A rain that brings no relief

Twenty years after famine last struck Ethiopia, hunger again stalks the east African nation

Twenty years after famine last struck Ethiopia, hunger again stalks the east African nation. Paul Cullen reports from the far south of the country on the extent of the crisis

The rain comes down in sheets, bashing the red earth with a force only found in Africa. Rain after a lengthy drought should mean salvation, a chance to slake thirsts, refreshment for man and beast alike, sustenance for grazing; but here, it can also mean death, poisoning, the destruction of crops.

Death, for example, for the hungry animal already weakened from going without water for so long. Poisoning for the small child who drinks tainted brown rainwater, collected from a puddle in the track where passing trucks and 4x4s leave slicks of engine oil.
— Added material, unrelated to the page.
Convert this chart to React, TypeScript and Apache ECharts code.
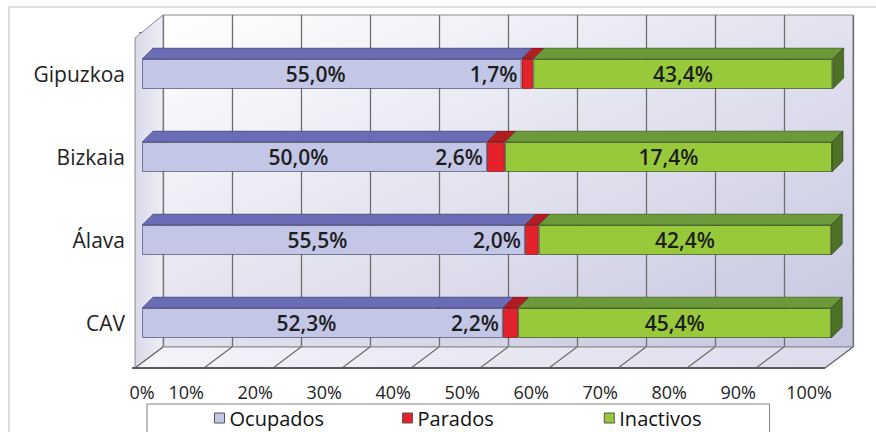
import React, { useEffect, useRef } from "react";
import * as echarts from "echarts";

const categories = ["CAV", "Álava", "Bizkaia", "Gipuzkoa"];
const seriesNames = ["Ocupados", "Parados", "Inactivos"];
const ocupados = [52.3, 55.5, 50.0, 55.0];
const parados = [2.2, 2.0, 2.6, 1.7];
// bar lengths as drawn; Bizkaia's printed label reads 17,4%
const inactivos = [45.4, 42.4, 47.4, 43.4];
const inactivosLabels = ["45,4%", "42,4%", "17,4%", "43,4%"];
const tickValues = [0, 10, 20, 30, 40, 50, 60, 70, 80, 90, 100];

const FONT = "Open Sans";
const frontColors = ["#c3c6e7", "#e3222b", "#98c93b"];
const topColors = ["#6a6cb6", "#b01d22", "#6c9a3a"];
const sideColor = "#4d7226";

const fmt = (v: number) => v.toFixed(1).replace(".", ",") + "%";

export default function App() {
  const ref = useRef<HTMLDivElement>(null);
  useEffect(() => {
    if (!ref.current) return;
    const chart = echarts.init(ref.current, undefined, { renderer: "svg" });
    const valueSets = [ocupados, parados, inactivos];
    const segs: number[][] = [];
    categories.forEach((_, i) => {
      let acc = 0;
      valueSets.forEach((arr, k) => {
        segs.push([i, acc, acc + arr[i], k]);
        acc += arr[i];
      });
    });

    // floor geometry (decoration)
    const fx0 = 135, fx1 = 825, fy = 368, bx0 = 163, bx1 = 853, by = 347;
    const floorLines: any[] = tickValues.map((t) => {
      const f = fx0 + ((fx1 - fx0) * t) / 100;
      const b = bx0 + ((bx1 - bx0) * t) / 100;
      return {
        type: "line",
        z: 1,
        shape: { x1: f, y1: fy, x2: b, y2: by },
        style: { stroke: "#6b6b6b", lineWidth: 1.2 },
      };
    });

    const labelBase = {
      show: true,
      fontFamily: FONT,
      fontSize: 21,
      fontWeight: 600,
      color: "#1e1e1e",
    };

    const option: any = {
      animation: false,
      backgroundColor: "#ffffff",
      textStyle: { fontFamily: FONT },
      graphic: [
        {
          type: "rect",
          z: 0,
          shape: { x: 9, y: 7, width: 900, height: 460 },
          style: { fill: "none", stroke: "#d4d4d4", lineWidth: 1.5 },
        },
        {
          type: "polygon",
          z: 1,
          shape: { points: [[135, 38], [163, 15], [163, 347], [135, 368]] },
          style: {
            fill: new echarts.graphic.LinearGradient(0, 0, 1, 0, [
              { offset: 0, color: "#d9d9ea" },
              { offset: 1, color: "#eeeef6" },
            ]),
            stroke: "#8a8a8a",
            lineWidth: 1,
          },
        },
        {
          type: "polygon",
          z: 1,
          shape: { points: [[fx0, fy], [bx0, by], [bx1, by], [fx1, fy]] },
          style: {
            fill: new echarts.graphic.LinearGradient(0, 0, 1, 0, [
              { offset: 0, color: "#f4f4fa" },
              { offset: 1, color: "#dcdcec" },
            ]),
            stroke: "#8a8a8a",
            lineWidth: 1,
          },
        },
        ...floorLines,
        {
          type: "line",
          z: 1,
          shape: { x1: fx0 - 3, y1: fy, x2: fx1, y2: fy },
          style: { stroke: "#5a5a5a", lineWidth: 2 },
        },
      ],
      legend: {
        data: seriesNames,
        left: 147,
        top: 404,
        padding: [1, 68, 30, 67],
        borderColor: "#808080",
        borderWidth: 1,
        itemGap: 78,
        itemWidth: 10,
        itemHeight: 10,
        icon: "rect",
        itemStyle: { borderColor: "#555", borderWidth: 1 },
        formatter: (name: string) => (name === "Parados" ? "{p|Parados}" : name),
        textStyle: {
          fontFamily: FONT,
          fontSize: 20,
          lineHeight: 26,
          color: "#111",
          rich: {
            p: {
              fontFamily: FONT,
              fontSize: 20,
              lineHeight: 26,
              color: "#111",
              padding: [0, 32, 0, 0],
            },
          },
        },
      },
      grid: [
        {
          left: 142,
          right: 44,
          top: 32.5,
          bottom: 67.5,
          containLabel: false,
          outerBoundsMode: "none",
        },
        {
          left: 163,
          right: 23,
          top: 15,
          bottom: 85,
          show: true,
          z: 0,
          outerBoundsMode: "none",
          borderColor: "#8a8a8a",
          borderWidth: 1,
          backgroundColor: new echarts.graphic.LinearGradient(0, 0, 1, 1, [
            { offset: 0, color: "#ffffff" },
            { offset: 1, color: "#c5c5df" },
          ]),
        },
      ],
      xAxis: [
        {
          type: "value",
          gridIndex: 0,
          min: 0,
          max: 100,
          interval: 10,
          axisLine: { show: false },
          axisTick: { show: false },
          splitLine: { show: false },
          axisLabel: {
            margin: 17.5,
            showMinLabel: true,
            showMaxLabel: true,
            hideOverlap: false,
            align: "right",
            alignMinLabel: "center",
            alignMaxLabel: "right",
            fontFamily: FONT,
            fontSize: 18,
            lineHeight: 20,
            color: "#222",
            formatter: (v: number) => (v === 0 || v === 100 ? `{e|${v}%}` : `{s|${v}%}`),
            rich: {
              e: { fontFamily: FONT, fontSize: 18, lineHeight: 20, color: "#222" },
              s: { fontFamily: FONT, fontSize: 18, lineHeight: 20, color: "#222", padding: [0, 7, 0, 0] },
            },
          },
        },
        {
          type: "value",
          gridIndex: 1,
          min: 0,
          max: 100,
          interval: 10,
          axisLine: { show: false },
          axisTick: { show: false },
          axisLabel: { show: false },
          splitLine: { show: true, lineStyle: { color: "#6e6e6e", width: 1.3 } },
        },
      ],
      yAxis: [
        {
          type: "category",
          gridIndex: 0,
          data: categories,
          offset: 7,
          axisLine: { show: true, lineStyle: { color: "#777", width: 1 } },
          axisTick: { show: true, length: 3, lineStyle: { color: "#777" } },
          axisLabel: { margin: 10, fontFamily: FONT, fontSize: 21, color: "#222" },
        },
        {
          type: "value",
          gridIndex: 1,
          show: false,
          splitLine: { show: false },
        },
      ],
      series: [
        {
          name: "Ocupados",
          type: "bar",
          stack: "total",
          barWidth: 30,
          z: 3,
          data: ocupados,
          itemStyle: { color: frontColors[0], borderColor: "rgba(40,40,80,0.55)", borderWidth: 1 },
          label: {
            ...labelBase,
            position: "inside",
            offset: [-16, 0],
            formatter: (p: any) => fmt(p.value),
          },
        },
        {
          name: "Parados",
          type: "bar",
          stack: "total",
          barWidth: 30,
          z: 3,
          data: parados,
          itemStyle: { color: frontColors[1], borderColor: "rgba(80,0,0,0.55)", borderWidth: 1 },
          label: {
            ...labelBase,
            position: "left",
            distance: 4,
            formatter: (p: any) => fmt(p.value),
          },
        },
        {
          name: "Inactivos",
          type: "bar",
          stack: "total",
          barWidth: 30,
          z: 3,
          data: inactivos,
          itemStyle: { color: frontColors[2], borderColor: "rgba(30,60,10,0.6)", borderWidth: 1 },
          label: {
            ...labelBase,
            position: "inside",
            formatter: (p: any) => inactivosLabels[p.dataIndex],
          },
        },
        {
          name: "faces",
          type: "custom",
          xAxisIndex: 0,
          yAxisIndex: 0,
          z: 4,
          silent: true,
          encode: { x: [1, 2], y: 0 },
          data: segs,
          renderItem: (params: any, api: any) => {
            const cat = api.value(0);
            const s = api.value(1);
            const e = api.value(2);
            const k = api.value(3);
            const p0 = api.coord([s, cat]);
            const p1 = api.coord([e, cat]);
            const h = 30;
            const d = 11;
            const yTop = p0[1] - h / 2;
            const yBot = p0[1] + h / 2;
            const children: any[] = [
              {
                type: "polygon",
                shape: {
                  points: [
                    [p0[0], yTop],
                    [p0[0] + d, yTop - d],
                    [p1[0] + d, yTop - d],
                    [p1[0], yTop],
                  ],
                },
                style: { fill: topColors[k], stroke: "rgba(0,0,0,0.35)", lineWidth: 0.8 },
              },
            ];
            if (k === 2) {
              children.push({
                type: "polygon",
                shape: {
                  points: [
                    [p1[0], yTop],
                    [p1[0] + d, yTop - d],
                    [p1[0] + d, yBot - d],
                    [p1[0], yBot],
                  ],
                },
                style: { fill: sideColor, stroke: "rgba(0,0,0,0.45)", lineWidth: 0.8 },
              });
            }
            return { type: "group", children };
          },
        },
      ],
    };
    chart.setOption(option);
    return () => chart.dispose();
  }, []);
  return (
    <div
      ref={ref}
      style={{ position: "fixed", left: 0, top: 0, width: 876, height: 432, background: "#fff" }}
    />
  );
}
All along the tracks on which we travelled, the children ladled puddle-water into jerrycans, so desperate were they to get water - any water - for their families. The lucky few with tin roofs on their houses used basins to collect the rain. Most of the water, though, simply flowed off the hard earth, cascading down the tracks in deep ruts. For a few hours during these downpours, there is water, water everywhere, yet hardly a drop to drink, with most of this precious resource going to waste.

READ MORE

Once again, Ethiopia and its neighbours in the Horn of Africa find themselves in the throes of a major food shortage. The main cause is the unreliability of the rains and the principal victims are millions of pastoralists who rely on the rains to water their cattle and promote pasture for grazing.

But if the world said "never again" after millions died in Ethiopia in the mid-1980s, the reaction to the country's present-day crises could best be characterised as "not again". Indifference is rife, with several international appeals falling on deaf ears. The Red Cross was forced this week to relaunch its appeal for Ethiopia after raising just 25 per cent of the sum it sought last March.

In recent weeks, with the arrival of the rains, this indifference has changed to a supposition that the problem is now in the process of being solved.

But this is only partly true, as was evident during a visit facilitated by the Red Cross this week to Boroma province in the south of Ethiopia. A few tropical downpours, while welcome, do not a rainy season make. At this stage, it is far too early to say that the crisis is past. After years of scant rainfall, two good rainy seasons are needed this year to restore the natural balance. As things stand, within hours of a downpour, the ground appears as parched as ever, and there still isn't enough grass for grazing in most areas.

Near Moyale, just off the road that started in Addis Ababa some 750km earlier, a group of farmers has gathered together their remaining animals in a last-ditch effort to hang on to what remains. An elderly man bearing an ageing Kalashnikov stands guard; by his side, a small boy is wearing a cheap Osama Bin Laden watch.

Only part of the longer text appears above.